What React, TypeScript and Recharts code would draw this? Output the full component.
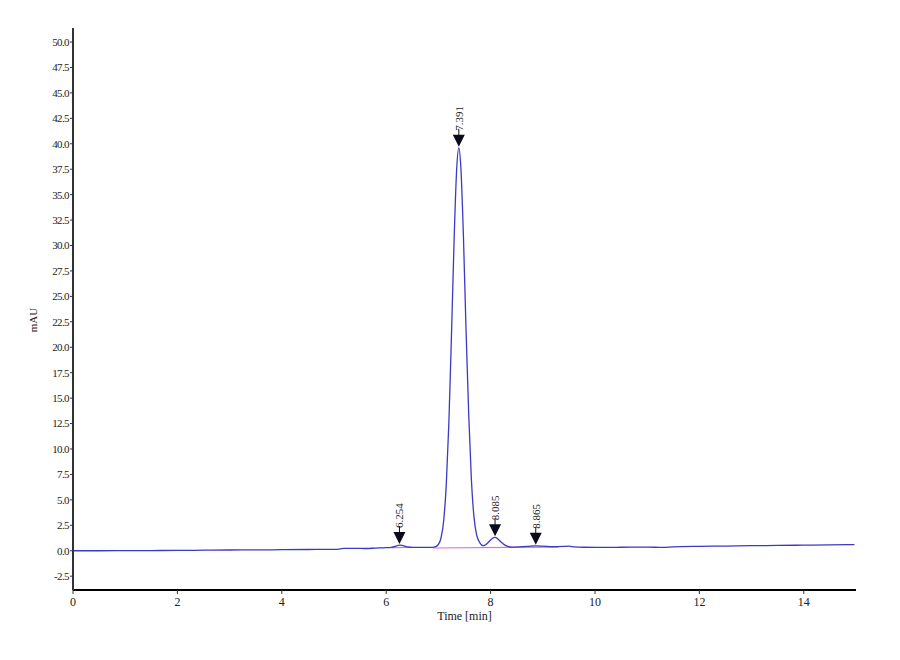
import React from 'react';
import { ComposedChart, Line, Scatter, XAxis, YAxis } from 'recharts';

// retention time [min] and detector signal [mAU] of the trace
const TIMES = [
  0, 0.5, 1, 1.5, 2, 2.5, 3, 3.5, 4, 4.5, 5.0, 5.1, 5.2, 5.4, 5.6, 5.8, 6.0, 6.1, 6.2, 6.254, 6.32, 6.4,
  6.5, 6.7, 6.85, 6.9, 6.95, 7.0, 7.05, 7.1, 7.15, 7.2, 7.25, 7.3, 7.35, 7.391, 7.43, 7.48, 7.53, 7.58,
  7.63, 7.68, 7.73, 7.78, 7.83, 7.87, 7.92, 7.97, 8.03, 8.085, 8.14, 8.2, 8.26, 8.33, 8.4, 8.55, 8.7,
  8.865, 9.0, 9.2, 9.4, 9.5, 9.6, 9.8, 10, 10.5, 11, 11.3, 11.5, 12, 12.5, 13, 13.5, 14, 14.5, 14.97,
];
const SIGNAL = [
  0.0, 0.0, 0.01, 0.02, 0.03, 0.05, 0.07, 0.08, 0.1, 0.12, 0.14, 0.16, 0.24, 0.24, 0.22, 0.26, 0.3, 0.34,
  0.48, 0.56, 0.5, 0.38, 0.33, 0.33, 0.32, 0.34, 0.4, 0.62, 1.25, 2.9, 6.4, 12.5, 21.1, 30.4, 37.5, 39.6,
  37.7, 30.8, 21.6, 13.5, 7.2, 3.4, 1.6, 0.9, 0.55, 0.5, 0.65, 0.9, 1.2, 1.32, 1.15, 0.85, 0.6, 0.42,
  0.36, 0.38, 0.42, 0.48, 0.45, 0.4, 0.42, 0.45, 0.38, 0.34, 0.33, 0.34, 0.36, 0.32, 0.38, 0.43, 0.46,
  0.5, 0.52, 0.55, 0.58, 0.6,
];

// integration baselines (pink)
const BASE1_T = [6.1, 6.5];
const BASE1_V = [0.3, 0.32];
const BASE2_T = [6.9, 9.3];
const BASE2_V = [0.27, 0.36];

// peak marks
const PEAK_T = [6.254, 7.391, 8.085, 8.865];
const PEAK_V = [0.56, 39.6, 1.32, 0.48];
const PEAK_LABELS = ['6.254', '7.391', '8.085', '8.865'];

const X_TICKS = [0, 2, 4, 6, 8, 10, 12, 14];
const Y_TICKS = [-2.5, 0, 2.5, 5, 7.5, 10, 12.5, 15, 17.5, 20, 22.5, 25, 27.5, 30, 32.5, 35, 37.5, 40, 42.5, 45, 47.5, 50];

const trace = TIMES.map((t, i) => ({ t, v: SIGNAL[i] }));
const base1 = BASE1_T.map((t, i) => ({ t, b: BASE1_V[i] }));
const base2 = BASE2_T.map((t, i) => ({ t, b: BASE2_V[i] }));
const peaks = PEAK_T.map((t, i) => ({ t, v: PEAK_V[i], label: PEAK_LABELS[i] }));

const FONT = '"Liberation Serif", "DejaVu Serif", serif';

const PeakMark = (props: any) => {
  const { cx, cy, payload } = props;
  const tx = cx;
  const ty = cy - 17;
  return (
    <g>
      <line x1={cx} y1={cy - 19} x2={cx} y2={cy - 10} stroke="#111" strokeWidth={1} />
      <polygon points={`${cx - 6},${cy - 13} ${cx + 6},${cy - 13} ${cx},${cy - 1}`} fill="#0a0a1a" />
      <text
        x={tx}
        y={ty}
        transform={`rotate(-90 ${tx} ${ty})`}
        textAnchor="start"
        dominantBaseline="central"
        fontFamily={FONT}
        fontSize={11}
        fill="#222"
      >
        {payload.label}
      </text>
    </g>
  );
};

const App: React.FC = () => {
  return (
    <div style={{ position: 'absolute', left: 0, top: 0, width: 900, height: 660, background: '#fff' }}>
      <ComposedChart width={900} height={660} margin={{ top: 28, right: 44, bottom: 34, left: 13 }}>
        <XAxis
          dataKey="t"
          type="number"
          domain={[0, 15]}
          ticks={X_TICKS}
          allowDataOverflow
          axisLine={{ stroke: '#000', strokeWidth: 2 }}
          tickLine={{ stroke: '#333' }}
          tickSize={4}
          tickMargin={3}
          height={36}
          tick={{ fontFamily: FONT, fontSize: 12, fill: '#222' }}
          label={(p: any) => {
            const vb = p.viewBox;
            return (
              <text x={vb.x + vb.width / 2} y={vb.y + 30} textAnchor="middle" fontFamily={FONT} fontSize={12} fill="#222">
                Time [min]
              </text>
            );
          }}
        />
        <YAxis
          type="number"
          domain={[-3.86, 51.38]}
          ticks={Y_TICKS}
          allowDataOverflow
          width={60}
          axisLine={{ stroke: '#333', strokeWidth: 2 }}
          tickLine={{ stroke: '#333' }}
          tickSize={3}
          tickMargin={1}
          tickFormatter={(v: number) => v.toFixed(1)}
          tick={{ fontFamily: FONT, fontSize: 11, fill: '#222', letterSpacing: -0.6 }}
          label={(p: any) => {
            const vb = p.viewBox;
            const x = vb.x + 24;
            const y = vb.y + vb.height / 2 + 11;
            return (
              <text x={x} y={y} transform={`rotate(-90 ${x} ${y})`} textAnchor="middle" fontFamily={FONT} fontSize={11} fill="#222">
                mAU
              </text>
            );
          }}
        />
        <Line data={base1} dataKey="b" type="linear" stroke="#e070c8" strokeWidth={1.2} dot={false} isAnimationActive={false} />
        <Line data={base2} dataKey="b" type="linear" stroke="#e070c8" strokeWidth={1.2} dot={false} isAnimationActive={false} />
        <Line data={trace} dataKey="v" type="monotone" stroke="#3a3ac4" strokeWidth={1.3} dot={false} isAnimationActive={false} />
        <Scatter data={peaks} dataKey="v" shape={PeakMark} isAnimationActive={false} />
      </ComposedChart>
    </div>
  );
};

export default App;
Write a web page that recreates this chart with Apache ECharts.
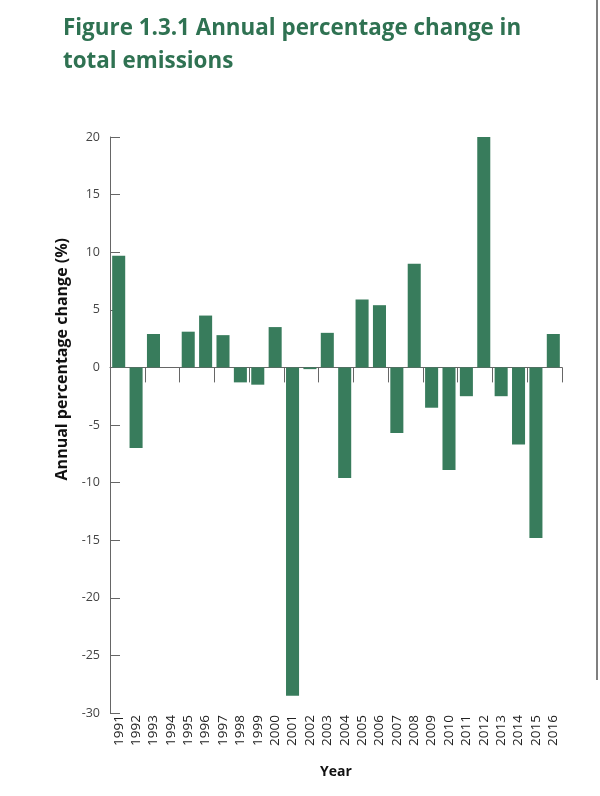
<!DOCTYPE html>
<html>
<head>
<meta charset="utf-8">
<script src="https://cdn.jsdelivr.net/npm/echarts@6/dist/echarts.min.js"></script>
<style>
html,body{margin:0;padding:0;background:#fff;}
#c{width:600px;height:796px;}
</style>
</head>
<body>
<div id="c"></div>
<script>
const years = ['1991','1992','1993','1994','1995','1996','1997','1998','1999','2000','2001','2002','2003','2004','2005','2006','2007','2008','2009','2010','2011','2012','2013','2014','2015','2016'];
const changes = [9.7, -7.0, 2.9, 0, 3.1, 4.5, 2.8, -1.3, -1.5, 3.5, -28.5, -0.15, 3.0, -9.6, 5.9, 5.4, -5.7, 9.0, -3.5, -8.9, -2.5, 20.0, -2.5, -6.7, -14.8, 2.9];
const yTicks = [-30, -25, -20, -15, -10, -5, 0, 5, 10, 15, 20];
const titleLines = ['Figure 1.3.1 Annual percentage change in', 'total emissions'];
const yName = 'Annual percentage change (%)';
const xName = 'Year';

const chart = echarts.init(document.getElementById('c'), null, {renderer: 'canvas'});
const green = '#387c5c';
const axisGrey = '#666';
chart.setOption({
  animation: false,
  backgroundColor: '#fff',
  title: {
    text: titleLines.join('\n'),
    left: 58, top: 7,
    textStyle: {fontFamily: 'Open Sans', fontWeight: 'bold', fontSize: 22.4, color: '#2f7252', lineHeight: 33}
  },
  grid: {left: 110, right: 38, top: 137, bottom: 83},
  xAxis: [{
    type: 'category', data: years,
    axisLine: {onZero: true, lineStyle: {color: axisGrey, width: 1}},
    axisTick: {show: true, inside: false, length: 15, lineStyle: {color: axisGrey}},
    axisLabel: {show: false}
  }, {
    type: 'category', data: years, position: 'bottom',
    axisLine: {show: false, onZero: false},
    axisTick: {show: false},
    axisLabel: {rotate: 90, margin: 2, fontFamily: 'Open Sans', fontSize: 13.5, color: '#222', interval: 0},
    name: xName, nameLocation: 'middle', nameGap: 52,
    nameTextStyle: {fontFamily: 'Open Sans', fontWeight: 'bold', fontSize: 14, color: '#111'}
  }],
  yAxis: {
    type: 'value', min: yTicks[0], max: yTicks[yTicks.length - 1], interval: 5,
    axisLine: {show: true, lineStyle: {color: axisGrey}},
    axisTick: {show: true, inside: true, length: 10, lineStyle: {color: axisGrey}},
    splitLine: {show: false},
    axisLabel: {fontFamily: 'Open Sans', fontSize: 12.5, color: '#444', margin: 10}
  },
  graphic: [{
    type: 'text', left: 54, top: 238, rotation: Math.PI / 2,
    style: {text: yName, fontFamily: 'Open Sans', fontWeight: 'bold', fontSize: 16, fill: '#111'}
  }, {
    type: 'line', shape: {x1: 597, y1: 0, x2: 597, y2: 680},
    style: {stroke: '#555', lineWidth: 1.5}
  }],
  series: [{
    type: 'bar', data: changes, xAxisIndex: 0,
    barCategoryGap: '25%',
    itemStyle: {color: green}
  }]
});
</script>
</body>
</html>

** Exercise **
Give again exactly the lines running from the beginning of the material above through the line that contains "45, 47.5, 50];", and leave out every picture.

** Response to the task **
What React, TypeScript and Recharts code would draw this? Output the full component.
import React from 'react';
import { ComposedChart, Line, Scatter, XAxis, YAxis } from 'recharts';

// retention time [min] and detector signal [mAU] of the trace
const TIMES = [
  0, 0.5, 1, 1.5, 2, 2.5, 3, 3.5, 4, 4.5, 5.0, 5.1, 5.2, 5.4, 5.6, 5.8, 6.0, 6.1, 6.2, 6.254, 6.32, 6.4,
  6.5, 6.7, 6.85, 6.9, 6.95, 7.0, 7.05, 7.1, 7.15, 7.2, 7.25, 7.3, 7.35, 7.391, 7.43, 7.48, 7.53, 7.58,
  7.63, 7.68, 7.73, 7.78, 7.83, 7.87, 7.92, 7.97, 8.03, 8.085, 8.14, 8.2, 8.26, 8.33, 8.4, 8.55, 8.7,
  8.865, 9.0, 9.2, 9.4, 9.5, 9.6, 9.8, 10, 10.5, 11, 11.3, 11.5, 12, 12.5, 13, 13.5, 14, 14.5, 14.97,
];
const SIGNAL = [
  0.0, 0.0, 0.01, 0.02, 0.03, 0.05, 0.07, 0.08, 0.1, 0.12, 0.14, 0.16, 0.24, 0.24, 0.22, 0.26, 0.3, 0.34,
  0.48, 0.56, 0.5, 0.38, 0.33, 0.33, 0.32, 0.34, 0.4, 0.62, 1.25, 2.9, 6.4, 12.5, 21.1, 30.4, 37.5, 39.6,
  37.7, 30.8, 21.6, 13.5, 7.2, 3.4, 1.6, 0.9, 0.55, 0.5, 0.65, 0.9, 1.2, 1.32, 1.15, 0.85, 0.6, 0.42,
  0.36, 0.38, 0.42, 0.48, 0.45, 0.4, 0.42, 0.45, 0.38, 0.34, 0.33, 0.34, 0.36, 0.32, 0.38, 0.43, 0.46,
  0.5, 0.52, 0.55, 0.58, 0.6,
];

// integration baselines (pink)
const BASE1_T = [6.1, 6.5];
const BASE1_V = [0.3, 0.32];
const BASE2_T = [6.9, 9.3];
const BASE2_V = [0.27, 0.36];

// peak marks
const PEAK_T = [6.254, 7.391, 8.085, 8.865];
const PEAK_V = [0.56, 39.6, 1.32, 0.48];
const PEAK_LABELS = ['6.254', '7.391', '8.085', '8.865'];

const X_TICKS = [0, 2, 4, 6, 8, 10, 12, 14];
const Y_TICKS = [-2.5, 0, 2.5, 5, 7.5, 10, 12.5, 15, 17.5, 20, 22.5, 25, 27.5, 30, 32.5, 35, 37.5, 40, 42.5, 45, 47.5, 50];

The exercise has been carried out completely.